After Viollet-le-Duc, Eugene Millet did the same thing to the south side of the nave. From 1879 to 1886, Victor Ruprich-Robert did the same thing to the north side. After him, Denis Darcy jumped in, working to 1904. From 1904 to 1915, Paul Gout reworked the western facade and parts of the chevet. The work was not quite finished when World War I broke out. The war did not treat Reims kindly. It was bombed and a good portion left in rubble.
It took another 20 years to fix what the German artillery shells had broken. Restorer Henri Deneux, began in 1919, clearing away debris and cataloging the fragments and installing a temporary roof. The glass was a particular victim of the war. Deneux had the guide of drawings made of the stained glass made before the war and had many of the windows rebuilt, sometimes from the shards of the originals.
By 1938, most of the restoration was complete, but World War II was in the offing. This time, the windows were removed for safe storage and reinstalled after the war.
The rose windows at Reims are beautiful and unusual. Each of the four roses has an “eyebrow,” an arc of stained glass over the oculus. There are roses on the transept facades and two, one large, one smaller, on the western facade. Outside the roses at Chartres and Paris, these are among the most stunning in Christendom.
The large window dates originally from 1240s, and was restored in 1872; because of war damage, it currently contains only about a quarter of its original glass. The rest, like the lower rose, dating from 1255, now has replacement glass from 1937.
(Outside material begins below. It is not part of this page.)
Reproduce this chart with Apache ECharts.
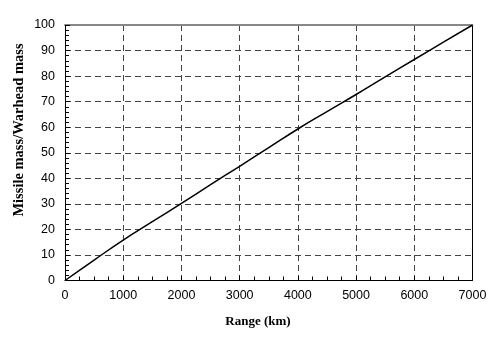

The south rose was destroyed in a storm in 1580 and replaced a year later, then destroyed again in WWI and recreated in 1937; the north rose dates from before 1241, but now contains only a couple of original panes, also having been replaced after The Great War.
Finally, there are modern admixtures, like the great trio of lancet windows designed by artist Marc Chagall and installed in 1974.
So, like Theseus’ ship or the Shinto temple, the question of how much can the current cathedral be called Gothic is problematical.
Reims was clearly one of the big boys, as far as cathedrals go, but it is hard, sometimes to really appreciate how much restoration has gone on at these buildings. The older, plainer looking churches, such as Noyon, tend to be more authentic, however you want to define that. The better looking churches are usually the ones restored by Viollet-le-Duc or one of the other enthusiastic restorers of the 19th century. You have to choose between effectiveness or authenticity. Are you willing to accept the slightly “Disneyesque” interpretations of the restorers, to get a feeling for what the buildings must once have been like, or do you approach it with a scholar’s eye, and want to see nothing but the actual evidence of the era, uninterpreted by later centuries, no matter how well-meaning.
This is why Chartres is so well admired by those who know: Most of it is original, and most of it wasn’t destroyed during the Revolution. It is the best example of the style, without the admixture of good intentions. We will be visiting Chartres soon.